Imagine you’re circling thirty in a job that leaves you so busy, luxuries like a love life and free time become increasingly rare until years have passed without so much as a date in almost a decade. Then imagine you’re Japanese, a nation where being reserved is the norm for so many young men, where the rates of births and marriage are dropping, and loneliness is becoming an epidemic. It’s easy to imagine and empathise with these lonely young men who feel powerless in society and their own lives. Suddenly the appeal of isekai in all its many clichés becomes obvious.
The typical isekai follows a set pattern wherein an otherwise unremarkable young man – or teenage boy, as is often the case – is whisked away to a fantasy land. Where in the real world they were just another cog in the machine, a NEET or just going nowhere fast, in fantasy land they’re a source of fascination and become indispensable. It’s a power fantasy in its most literal sense, a daydream captured on page or screen, providing an escape from mundanity and the powerlessness of real life.

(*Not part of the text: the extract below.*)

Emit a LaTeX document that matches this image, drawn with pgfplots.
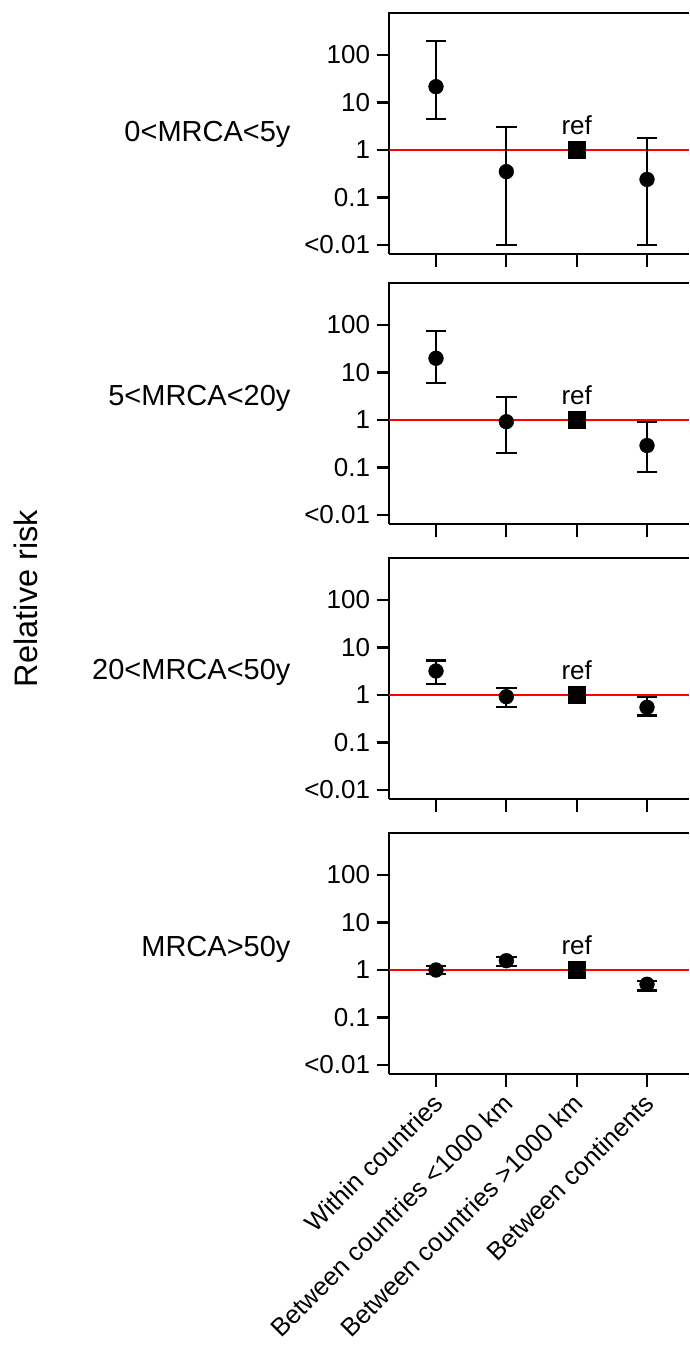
\documentclass[border=0pt]{standalone}
\usepackage{pgfplots}
\pgfplotsset{compat=1.18}
\usepackage{fontspec}
\setmainfont{Liberation Sans}

\pgfplotsset{
  refline/.style={red, line width=2pt},
  ci/.style={black, line width=2.2pt, mark=-, mark size=10.4pt, unbounded coords=jump, mark options={line width=2.2pt}},
  est/.style={only marks, mark=*, mark size=7.4pt, mark options={fill=black, draw=black, line width=0.4pt}},
  refpt/.style={only marks, mark=square*, mark size=8.3pt, mark options={fill=black, draw=black}},
}
\newcommand\topline{\draw[line width=2.2pt] ([xshift=-1.1pt]rel axis cs:0,1) -- (rel axis cs:1,1);}
\newcommand\reflabel{\node[anchor=base, font=\fontsize{26}{30}\selectfont] at ([yshift=15pt]axis cs:2,1) {ref};}

\begin{document}
\begin{tikzpicture}
\path[use as bounding box] (0,0) rectangle (689pt,-1350pt);

% Panel 1
\begin{axis}[at={(389.3pt,-254pt)}, anchor=south west,
    scale only axis, width=299.7pt, height=241pt,
    xmin=-0.664, xmax=3.597,
    ymode=log, ymin=0.00646, ymax=765,
    axis x line*=bottom, axis y line*=left,
    axis line style={line width=2.2pt, -},
    every tick/.style={black, line width=2.2pt},
    major tick length=12.7pt, tick align=outside,
    xtick={0,1,2,3}, xticklabels={},
    ytick={0.01,0.1,1,10,100},
    yticklabels={<0.01,0.1,1,10,100},
    yminorticks=false,
    yticklabel style={font=\fontsize{26}{30}\selectfont, xshift=-3pt},
    clip=false]
\addplot[refline] coordinates {(-0.664,1) (3.597,1)};
\addplot[ci] coordinates {(0,4.5) (0,196) (0,nan) (1,0.01) (1,3.1) (1,nan) (3,0.01) (3,1.8)};
\addplot[est] coordinates {(0,21.5) (1,0.35) (3,0.24)};
\addplot[refpt] coordinates {(2,1)};
\reflabel
\topline
\end{axis}

% Panel 2
\begin{axis}[at={(389.3pt,-524pt)}, anchor=south west,
    scale only axis, width=299.7pt, height=241pt,
    xmin=-0.664, xmax=3.597,
    ymode=log, ymin=0.00646, ymax=765,
    axis x line*=bottom, axis y line*=left,
    axis line style={line width=2.2pt, -},
    every tick/.style={black, line width=2.2pt},
    major tick length=12.7pt, tick align=outside,
    xtick={0,1,2,3}, xticklabels={},
    ytick={0.01,0.1,1,10,100},
    yticklabels={<0.01,0.1,1,10,100},
    yminorticks=false,
    yticklabel style={font=\fontsize{26}{30}\selectfont, xshift=-3pt},
    clip=false]
\addplot[refline] coordinates {(-0.664,1) (3.597,1)};
\addplot[ci] coordinates {(0,5.9) (0,76) (0,nan) (1,0.2) (1,3.0) (1,nan) (3,0.08) (3,0.91)};
\addplot[est] coordinates {(0,19.9) (1,0.92) (3,0.29)};
\addplot[refpt] coordinates {(2,1)};
\reflabel
\topline
\end{axis}

% Panel 3
\begin{axis}[at={(389.3pt,-799pt)}, anchor=south west,
    scale only axis, width=299.7pt, height=241pt,
    xmin=-0.664, xmax=3.597,
    ymode=log, ymin=0.00646, ymax=765,
    axis x line*=bottom, axis y line*=left,
    axis line style={line width=2.2pt, -},
    every tick/.style={black, line width=2.2pt},
    major tick length=12.7pt, tick align=outside,
    xtick={0,1,2,3}, xticklabels={},
    ytick={0.01,0.1,1,10,100},
    yticklabels={<0.01,0.1,1,10,100},
    yminorticks=false,
    yticklabel style={font=\fontsize{26}{30}\selectfont, xshift=-3pt},
    clip=false]
\addplot[refline] coordinates {(-0.664,1) (3.597,1)};
\addplot[ci] coordinates {(0,1.68) (0,5.3) (0,nan) (1,0.55) (1,1.43) (1,nan) (3,0.37) (3,0.91)};
\addplot[est] coordinates {(0,3.2) (1,0.92) (3,0.55)};
\addplot[refpt] coordinates {(2,1)};
\reflabel
\topline
\end{axis}

% Panel 4
\begin{axis}[at={(389.3pt,-1074pt)}, anchor=south west,
    scale only axis, width=299.7pt, height=241pt,
    xmin=-0.664, xmax=3.597,
    ymode=log, ymin=0.00646, ymax=765,
    axis x line*=bottom, axis y line*=left,
    axis line style={line width=2.2pt, -},
    every tick/.style={black, line width=2.2pt},
    major tick length=12.7pt, tick align=outside,
    xtick={0,1,2,3},
    xticklabels={Within countries, Between countries <1000 km, Between countries >1000 km, Between continents},
    xticklabel style={font=\fontsize{25.5}{30}\selectfont, rotate=45, anchor=east, xshift=-4pt, yshift=-10pt},
    ytick={0.01,0.1,1,10,100},
    yticklabels={<0.01,0.1,1,10,100},
    yminorticks=false,
    yticklabel style={font=\fontsize{26}{30}\selectfont, xshift=-3pt},
    clip=false]
\addplot[refline] coordinates {(-0.664,1) (3.597,1)};
\addplot[ci] coordinates {(0,0.82) (0,1.23) (0,nan) (1,1.23) (1,1.9) (1,nan) (3,0.37) (3,0.59)};
\addplot[est] coordinates {(0,1.0) (1,1.57) (3,0.5)};
\addplot[refpt] coordinates {(2,1)};
\reflabel
\topline
\end{axis}

\node[anchor=base east, font=\fontsize{29}{34}\selectfont] at (294pt,-141.7pt) {0<MRCA<5y};
\node[anchor=base east, font=\fontsize{29}{34}\selectfont] at (294pt,-405.7pt) {5<MRCA<20y};
\node[anchor=base east, font=\fontsize{29}{34}\selectfont] at (294pt,-679pt) {20<MRCA<50y};
\node[anchor=base east, font=\fontsize{29}{34}\selectfont] at (294pt,-956.7pt) {MRCA>50y};
\node[anchor=base, rotate=90, font=\fontsize{32.5}{38}\selectfont] at (37pt,-598.5pt) {Relative risk};
\end{tikzpicture}
\end{document}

One of the biggest criticisms of isekai stories is that their leading protagonists are, if you pardon the expression, two-dimensional. But that’s kind of the point. While not exclusively male-centric – see The Vision of Escaflowne – isekai narratives are predominantly centred around men or boys who are easy to project one’s own personality onto. They might be author inserts, but they act as a gateway for viewers and readers into the fantasy that they could be a hero, attract a harem of would-be suitors and save the world. I’m not saying these narratives aren’t problematic, but observed from this vantage, they can serve as comfort, inspiration and sometimes just a reason to keep going.

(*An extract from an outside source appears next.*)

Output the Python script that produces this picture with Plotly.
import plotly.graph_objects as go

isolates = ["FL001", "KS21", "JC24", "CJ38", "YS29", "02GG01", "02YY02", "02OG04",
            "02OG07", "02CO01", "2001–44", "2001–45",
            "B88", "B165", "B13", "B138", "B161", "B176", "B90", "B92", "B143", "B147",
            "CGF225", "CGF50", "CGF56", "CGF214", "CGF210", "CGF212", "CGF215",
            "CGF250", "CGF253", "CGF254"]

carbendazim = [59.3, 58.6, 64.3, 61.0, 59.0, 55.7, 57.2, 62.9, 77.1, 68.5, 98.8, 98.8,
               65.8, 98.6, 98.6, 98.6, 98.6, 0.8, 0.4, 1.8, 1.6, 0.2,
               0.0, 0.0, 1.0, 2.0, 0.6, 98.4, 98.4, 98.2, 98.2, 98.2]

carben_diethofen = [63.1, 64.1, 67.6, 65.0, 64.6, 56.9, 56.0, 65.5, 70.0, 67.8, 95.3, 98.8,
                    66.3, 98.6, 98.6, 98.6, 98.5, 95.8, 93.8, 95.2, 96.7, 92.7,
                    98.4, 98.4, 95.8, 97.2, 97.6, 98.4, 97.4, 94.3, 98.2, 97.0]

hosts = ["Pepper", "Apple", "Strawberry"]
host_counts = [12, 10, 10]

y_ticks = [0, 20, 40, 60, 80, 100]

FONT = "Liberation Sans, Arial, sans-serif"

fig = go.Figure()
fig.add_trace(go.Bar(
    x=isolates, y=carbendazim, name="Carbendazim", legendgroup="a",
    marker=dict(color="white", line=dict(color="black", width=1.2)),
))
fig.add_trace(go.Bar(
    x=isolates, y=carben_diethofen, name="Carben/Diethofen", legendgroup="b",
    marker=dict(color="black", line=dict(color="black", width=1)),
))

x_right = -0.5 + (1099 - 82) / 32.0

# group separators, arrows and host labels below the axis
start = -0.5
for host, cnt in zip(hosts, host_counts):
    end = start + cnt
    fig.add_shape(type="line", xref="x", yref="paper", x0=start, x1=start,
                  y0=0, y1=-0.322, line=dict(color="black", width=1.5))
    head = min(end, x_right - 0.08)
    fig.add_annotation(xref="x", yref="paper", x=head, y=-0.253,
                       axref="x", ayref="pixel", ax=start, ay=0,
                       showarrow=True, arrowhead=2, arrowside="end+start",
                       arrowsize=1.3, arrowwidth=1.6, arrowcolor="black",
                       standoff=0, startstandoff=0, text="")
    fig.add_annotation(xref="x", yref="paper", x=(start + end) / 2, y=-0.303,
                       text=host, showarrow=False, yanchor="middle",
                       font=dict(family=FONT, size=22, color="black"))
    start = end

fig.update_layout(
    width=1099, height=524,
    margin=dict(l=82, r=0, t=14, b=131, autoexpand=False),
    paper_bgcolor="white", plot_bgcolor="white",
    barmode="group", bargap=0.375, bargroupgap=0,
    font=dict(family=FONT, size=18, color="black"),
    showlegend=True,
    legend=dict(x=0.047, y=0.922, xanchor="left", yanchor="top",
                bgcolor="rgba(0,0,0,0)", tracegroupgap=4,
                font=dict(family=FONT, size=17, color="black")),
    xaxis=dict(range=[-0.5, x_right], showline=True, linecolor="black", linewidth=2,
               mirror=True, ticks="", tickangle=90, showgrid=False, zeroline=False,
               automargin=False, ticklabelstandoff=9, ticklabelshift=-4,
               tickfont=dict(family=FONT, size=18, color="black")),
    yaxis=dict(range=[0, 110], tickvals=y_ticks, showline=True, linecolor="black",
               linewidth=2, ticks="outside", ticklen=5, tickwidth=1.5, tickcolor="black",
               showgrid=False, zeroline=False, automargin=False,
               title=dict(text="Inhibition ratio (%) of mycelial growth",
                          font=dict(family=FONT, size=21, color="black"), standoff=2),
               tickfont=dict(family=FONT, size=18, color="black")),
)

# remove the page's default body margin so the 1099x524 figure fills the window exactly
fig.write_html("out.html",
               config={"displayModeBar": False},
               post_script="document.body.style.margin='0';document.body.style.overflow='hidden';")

Isekai narratives are by no means a new phenomenon but are part of an older storytelling tradition. Here in the UK, the trope is most famously found in C.S. Lewis’ Chronicles of Narnia and Lewis Carroll’s Alice in Wonderland and it has become a staple plot for the fantasy genre in the west. But as a narrative, the idea of going to another world – whether accidentally or otherwise – is part of our collective consciousness, a myth which has existed perhaps as long as humans have been telling stories. It’s woven in the fabric of human culture, emerging again and again over the ages and only changing to meet contemporary needs. But aside from a few notable examples in the west in recent decades, such as Outlander, The Magicians Trilogy and Every Heart a Doorway, the heartland of modern isekai stories is Japan.

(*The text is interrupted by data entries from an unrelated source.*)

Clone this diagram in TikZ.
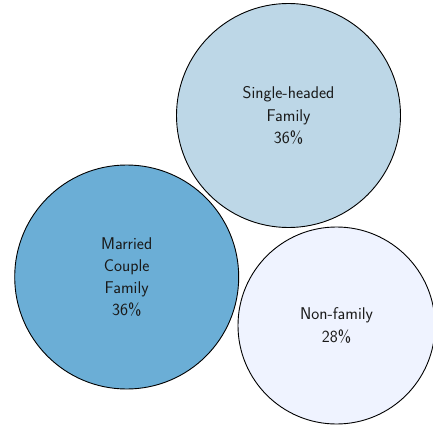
\documentclass[tikz,border=0pt]{standalone}
\usepackage{fontspec}
\tikzset{
  bubble/.style={circle, draw=black, line width=0.9pt, inner sep=0pt},
  lbl/.style={align=center, font=\sffamily\fontsize{17}{22.2}\selectfont, text=black!90}
}
\definecolor{cA}{HTML}{BDD7E7}
\definecolor{cB}{HTML}{6BAED6}
\definecolor{cC}{HTML}{EFF3FF}
\begin{document}
\begin{tikzpicture}[x=1pt,y=-1pt]
\useasboundingbox (0,0) rectangle (433,425);
\node[bubble, fill=cA, minimum size=224pt] (single) at (288.5,115.5) {};
\node[bubble, fill=cB, minimum size=224pt] (married) at (126.7,277) {};
\node[bubble, fill=cC, minimum size=197pt] (nonfam) at (336.5,325.5) {};
\node[lbl] (tsingle) at (single.center) {Single-headed\\Family\\36\%};
\node[lbl] (tmarried) at (married.center) {Married\\Couple\\Family\\36\%};
\node[lbl] (tnonfam) at (nonfam.center) {Non-family\\28\%};
\end{tikzpicture}
\end{document}
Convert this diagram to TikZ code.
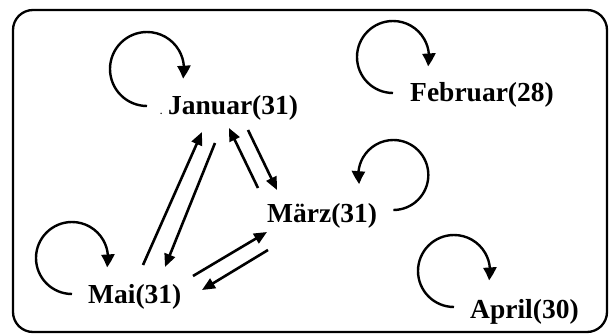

The word itself translates literally as “different world” and covers an entire spectrum of stories, from the trapped-in-video-game trope, to more meditative examples such as Re:Zero − Starting Life in Another World and The Saga of Tanya the Evil. Anyone who’s been paying attention to seasonal anime these last few years will have noticed that isekai anime of varying quality are becoming increasingly prevalent. It’s really no surprise given that loneliness is on the up as marriage and birth rates continue to decline, leading young Japanese men to seek out worlds where they are both needed and adored. The appeal of that power fantasy likely extends beyond Japan, to people who are stuck in dull jobs and feel they’re going nowhere fast. Many of these stories have issues with representation and are clogged with tropey nonsense, but before dismissing them, we should perhaps instead ask why they’re so popular, and what they mean to these viewers.